UPDATED: Vancouver approves spending $250,000 on 2 mass bike rides

Apr 9 2017, 8:39 am

UPDATE: Vancouver City Council has approved spending $250,000 on two mass bike rides.

ORIGINAL STORY:

In 2015, the provincial government considered spending $150,000 for a mass yoga event on the Burrard Street Bridge, but it was quickly canceled after being widely ridiculed.

The following year, the City of Vancouver spent approximately $150,000 on policing and clean-up costs for the 420 event at Sunset Beach.

And this year, the municipal government is contemplating on providing financial support to a different type of mass participation event.

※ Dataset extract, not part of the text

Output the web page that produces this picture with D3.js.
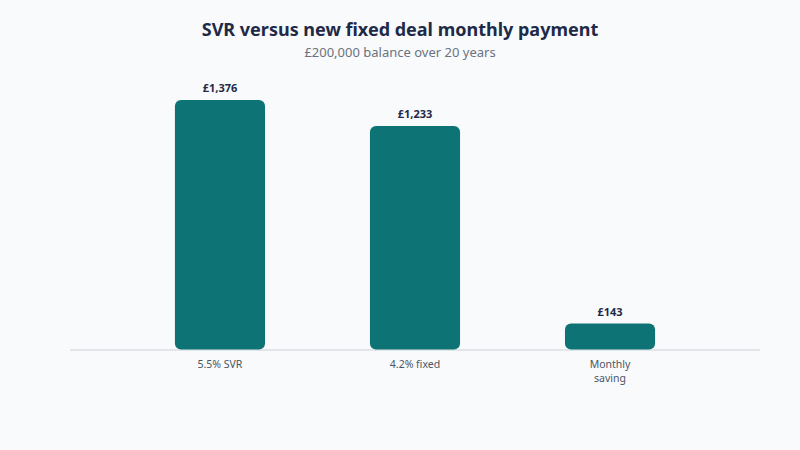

Local cycling advocacy organizations have banded together to ask the City of Vancouver to provide a one-time, combined funding commitment of $250,000 to help cover the planning, policing, and logistical costs associated with the two separate mass bike rides planned for this summer.

Organizers say they are aiming to attract 10,000 participants to each of the two proposed rides – Our City Ride and Bike The Night – for a combined attendance of 20,000.

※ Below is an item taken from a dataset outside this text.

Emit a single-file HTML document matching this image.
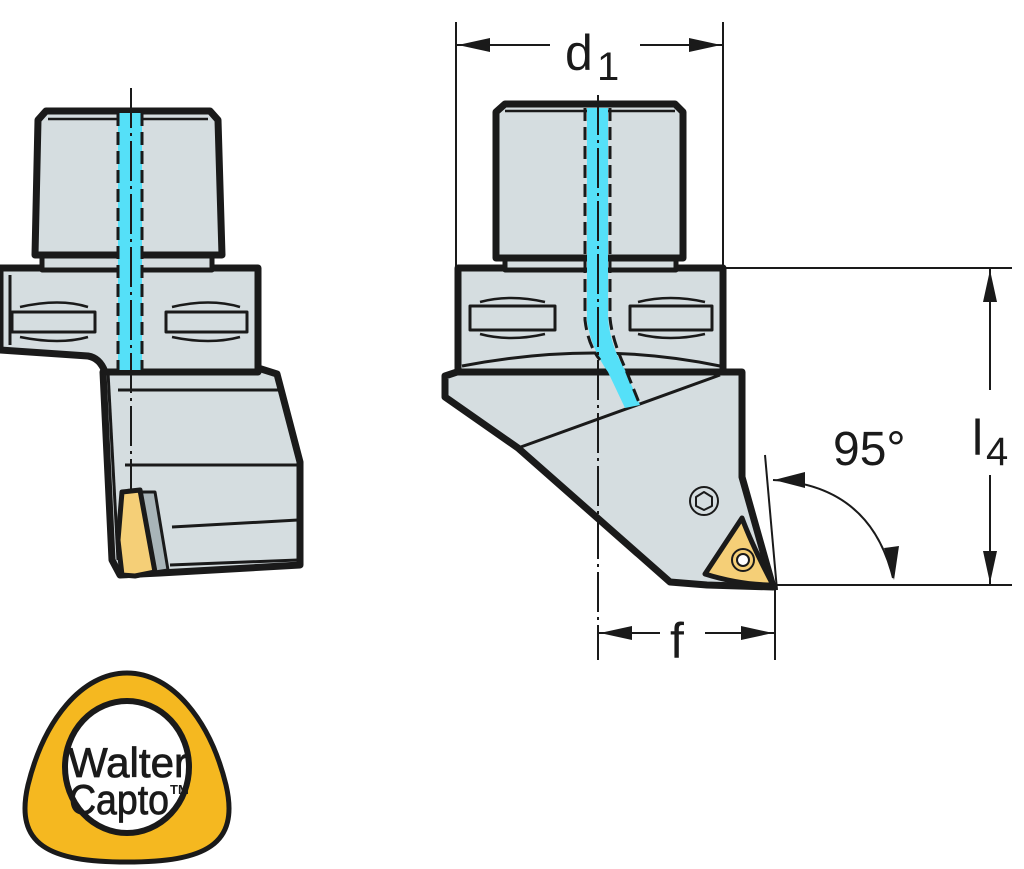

Our City Ride in August 2017

M1 Sports Management, the company that organizes the Global Relay Gastown Grand Prix, wants to host a non-sport, non-competitive leisure bike ride in August. The ride would have a 15-km-long route along the seawall and through city streets in downtown Vancouver, including Gastown, Yaletown, Coal Harbour, Stanley Park, and the West End, and consist of entertainment and festivities before and after the ride.

Plans separately submitted to the Vancouver Park Board for approval show David Lam Park in Yaletown converted into a one-day festival site with a main stage, vendor tents, kids zone, food trucks, bike valet, and 500-person beer garden. The ride will begin and end at David Lam Park.

Proposed site plan for the Our City Ride 2017 festival at David Lam Park. (City of Vancouver)

“Our City Ride is a new and exciting annual mass participation cycling event that is centered around a festive atmosphere,” reads a Park Board report. “The initiative will be hosted in cities across Canada, and other strategic cities globally; the Vancouver ride will be the inaugural event of the series that will launch Our City Ride in 2017.”

“The goal in each city is to bring communities together through an inclusive, family-oriented ride and cycling festival. The inaugural Our Cityride Vancouver initiative is intended to be a signature event for the City of Vancouver and the Vancouver Park Board.”

Our City Ride is intended to be an expansion of the 2016 ‘Dutch Ride’, which had 150 participants.

Bike The Night in September 2017

Vancouver Bike Rave 2014 participants pass through Sunset Beach. (Seaside Signs / Instagram)

If funding is approved, HUB Cycling’s Bike The Night event will return this year as an improved and expanded nighttime cycling ‘spectacle’. Participants deck out their bikes with glow sticks and LED lights and ride along a route en masse.

The event began last year as a revival of the unsanctioned annual bike rave, which was canceled in 2015 over permit issues due to its growth in attendance. The last unsanctioned bike rave in 2014 saw 7,000 participants.

As part of its crackdown on unsanctioned events, the municipal government asked organizers of the bike rave to cover the event’s policing costs, which was something organizers were unwilling to do and forced the cancellation of the ride.

Complaints over the rowdy behaviour of participants were also a factor in the decision to end the event.

“There is also the reality that they (police) received hundreds of 911 calls from over reactive and nervous citizens,” said Bike Rave organizers Crank Cycling at the time of cancellation. “Literally old ladies afraid of riots or some invasion, locking themselves in their bathrooms and calling repeatedly for the two hours it took us to pass.”

HUB Cycling is proposing a bike route from David Lam Park over the Burrard Street Bridge, and then returning to David Lam Park, for the route of the 2017 ride.

Last year’s Bike The Night event had over 700 participants.

Events that promote ‘active transportation’

The City of Vancouver says both mass bike rides help promote ‘active transportation’, thereby aligning with the Transportation 2040 plan’s goals, and are low-barrier and family-friendly. Such events are modelled after similarly large, multi-mass rides in cities like Montreal and London.

“These rides will build on the experience and excitement from 2016 and lay the groundwork for larger scale events in the future,” reads a City staff report.

“Staff believe it is appropriate for the City to sponsor and enable these events as a pilot. These events have unique logistical and other challenges and require organizers who have this specific experience, combined with a deep knowledge of Vancouver, to be able to do it well.”

Vancouver City Council will consider the funding request on Wednesday.